2. Questions about consistency between the recent guidance issued by FASB and the IASB vis-à-vis their underlying standards, including FAS 157, Fair Value Measurement. Some commenters on FASB’s proposed guidance (including the comment letter filed by FEI’s Committee on Corporate Reporting) suggested FASB modify certain language referencing current markets and related liquidity discounts to make it more applicable to inactive markets. FASB did not change the wording referencing observable transactions in current markets, but added a sentence to paragraph 11 of the final FSP noting the example contained in the FSP assumed there were observable transactions that were not forced or distressed.
However, the applicability of a scope sentence specifying there are observable transactions that are not forced or distressed in a guidance on “Determining Fair Value of a Financial Asset When the Market for that Asset is Not Active” may lead to questions.
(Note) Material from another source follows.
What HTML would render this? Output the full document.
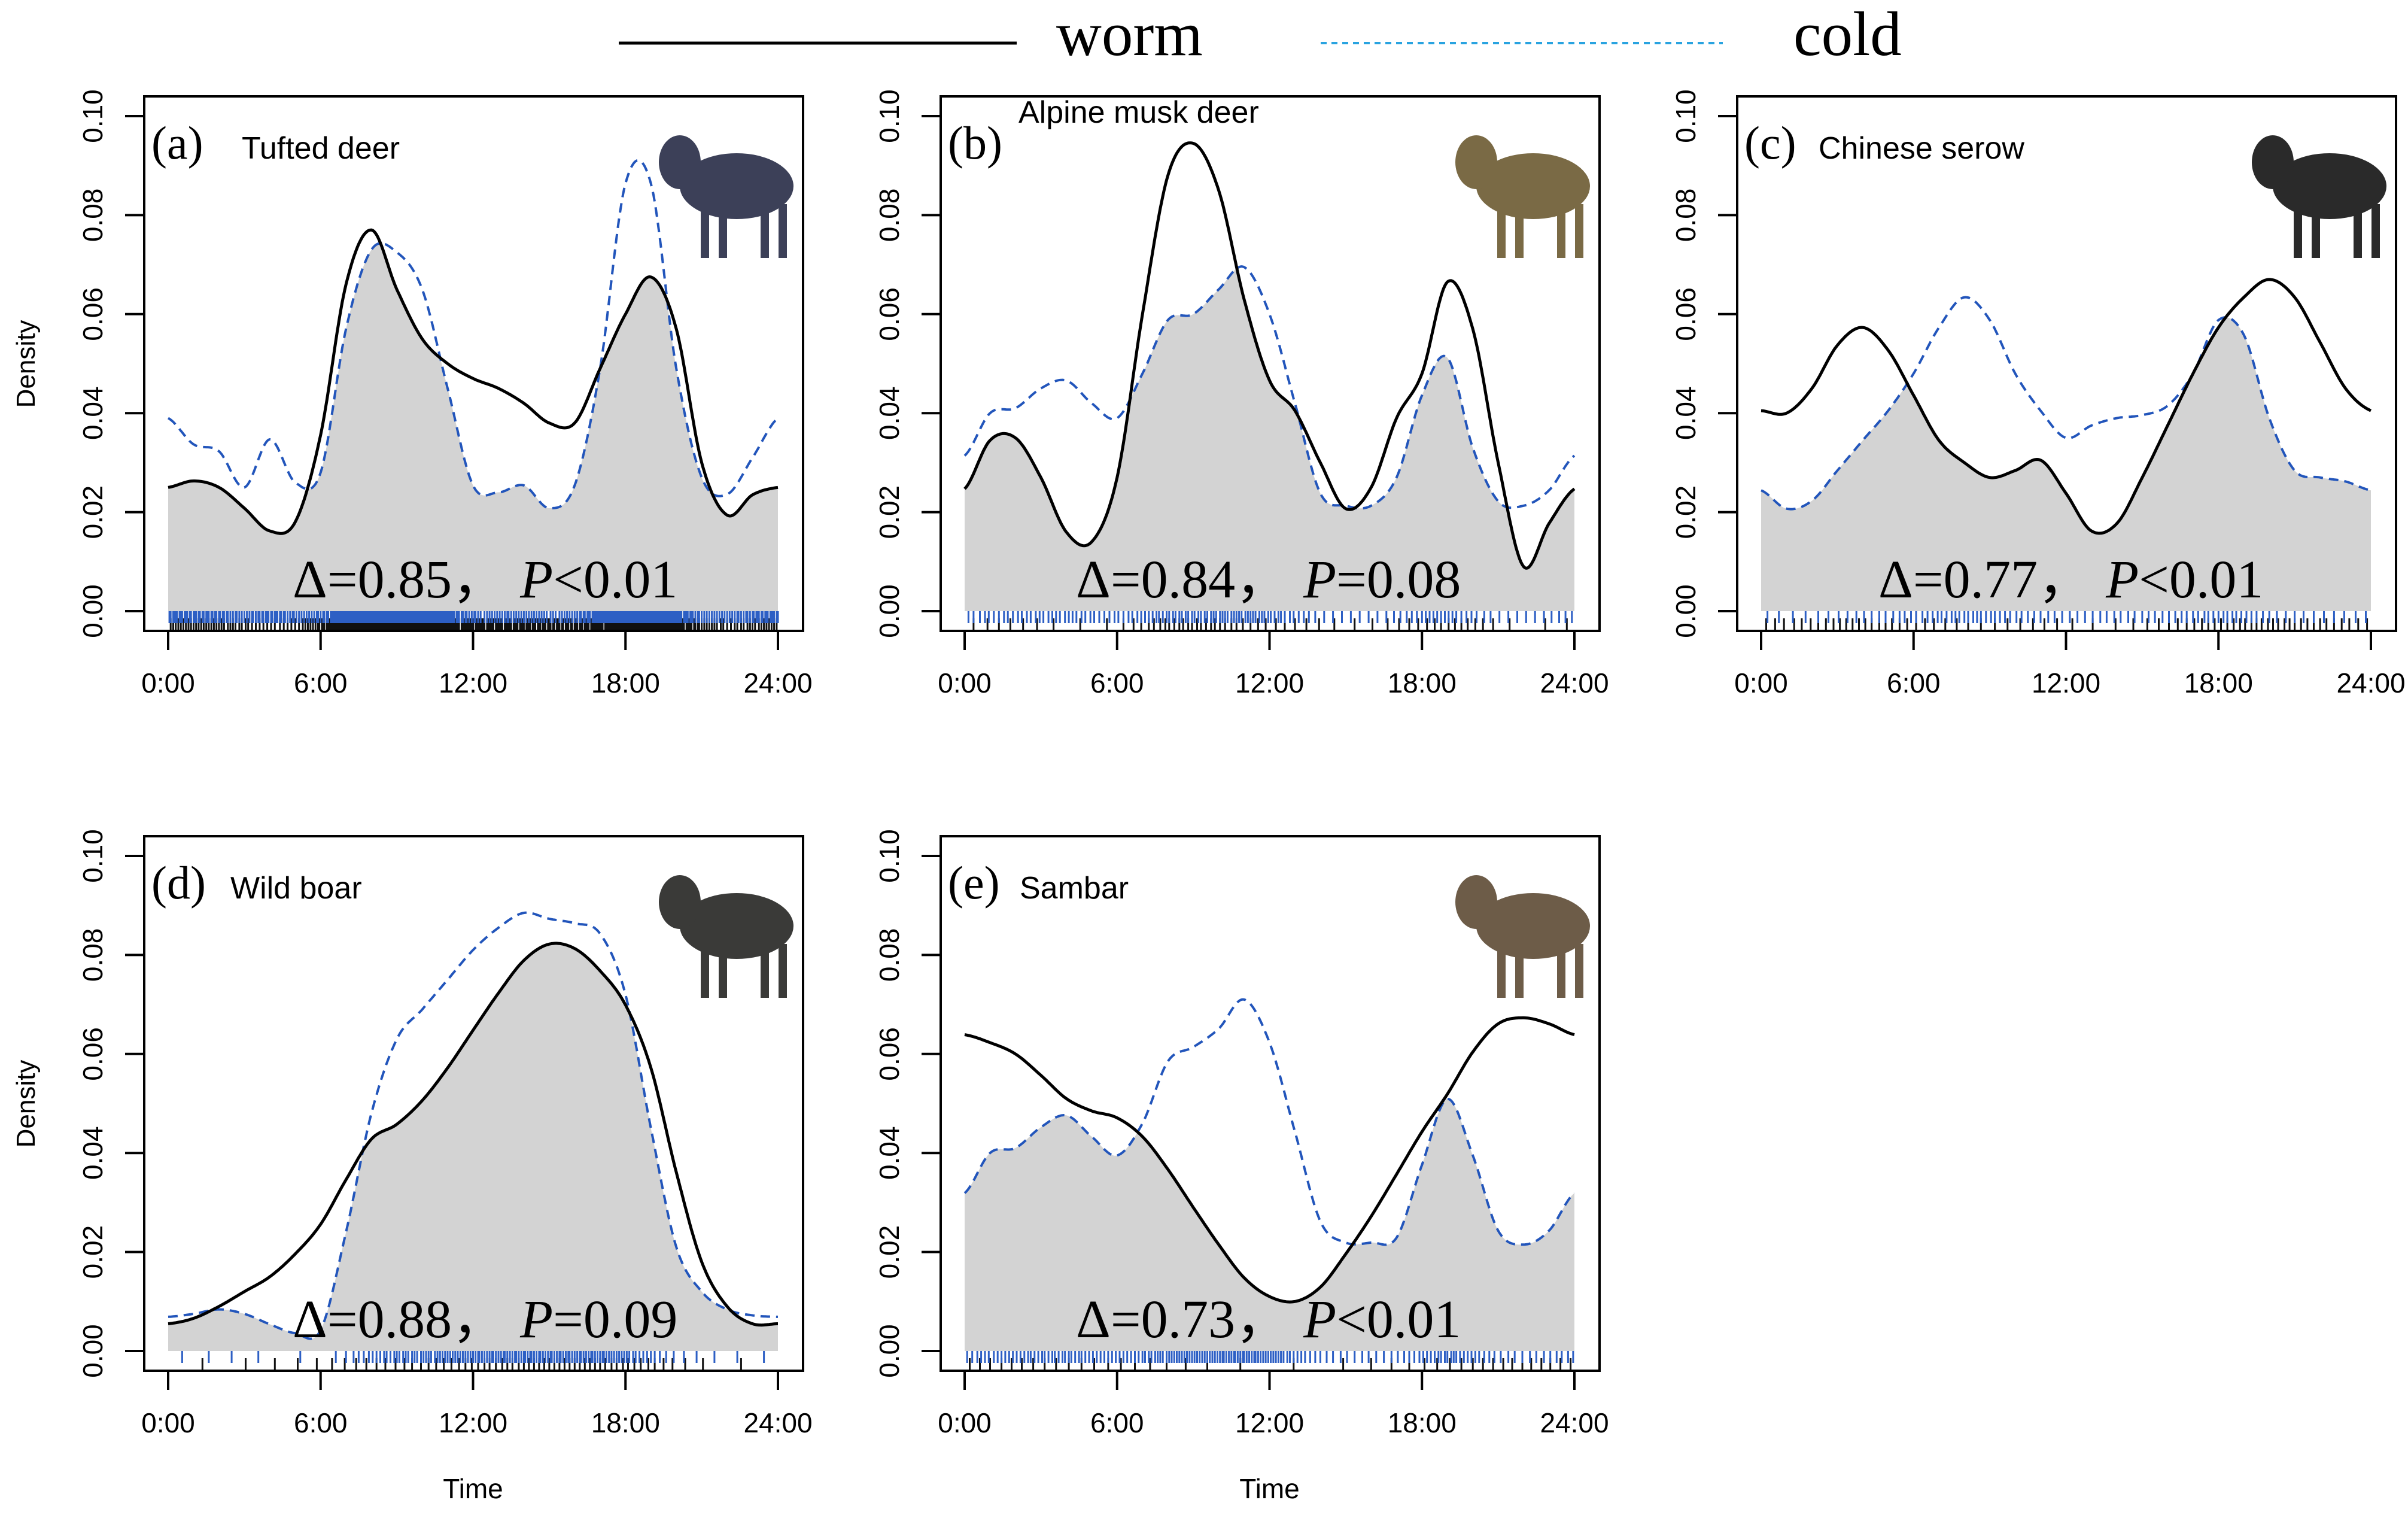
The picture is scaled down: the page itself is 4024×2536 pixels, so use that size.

Further, the draft paper published by IASB’s Expert Advisory Panel (EAP) in July (version posted on IASB website Sept. 16) reached conclusions which some have questioned, including that there has been “Entities sometimes place undue emphasis on the distinction between active and inactive markets when measuring fair values,” and that “distress sales are rare.” According to Agenda Paper 5B presented at this week’s joint FASB-IASB meeting, the EAP draft paper is set to be posted in final form on IASB’s website this month. IASB did not formally request comment on the EAP draft paper, although it was posted on IASB’s website and comments were welcomed. However, comments received have not been publicly posted because this was not a formal request for comment, given that the EAP document is not ‘authoritative’ but is being published for ‘informational’ purposes. Similarly, FASB’s VRG is deemed a nonauthoritative group. More generally, some have noted a concern about the role of nonauthoritative or quasi-GAAP guidance, as expressed by the SEC Advisory Committee on Improvements to Financial Reporting (CIFIR) which issued its final report earlier this year.
3. Questions about whether there is a need for a fundamental reconsideration of the underlying standards, including but not necessarily limited to FAS 157, Fair Value Measurement, and IASB standards, particularly to the extent those standards as originally written emphasized the usefulness of data obtained in observable or hypothetical transactions in ‘current’ markets by relying on an express or implied presumption that current markets were orderly and active. The current market turmoil and questions about the potential procyclical effect of accounting (referenced in the joint statement of European regulators (CESR et al) cited above, as well as in the written statement of SEC panelist and former FDIC Chairman William Isaac and the comment letter filed with the SEC by Susan Saidens referenced above) have amplified the question of whether a presumption of orderly markets in the original accounting standards on fair value measurement raises the need to consider a fundamental amendment to those standards. Some may question if this ‘fresh look’ threatens the independence of the standard-setters, although others may argue it is worth doing a debriefing or ‘reality check’ some number of months or years after a new standard is issued, or the environment changes (or both), similar to some of the discussion held by the SEC Advisory Committee on Improvements to Financial Reporting (CIFIR or the “Pozen Committee’ for chair Robert Pozen). Others may posit the emphasis in any such fresh look or post-adoption review should be on the reliability and relevance of the resultant financial reporting.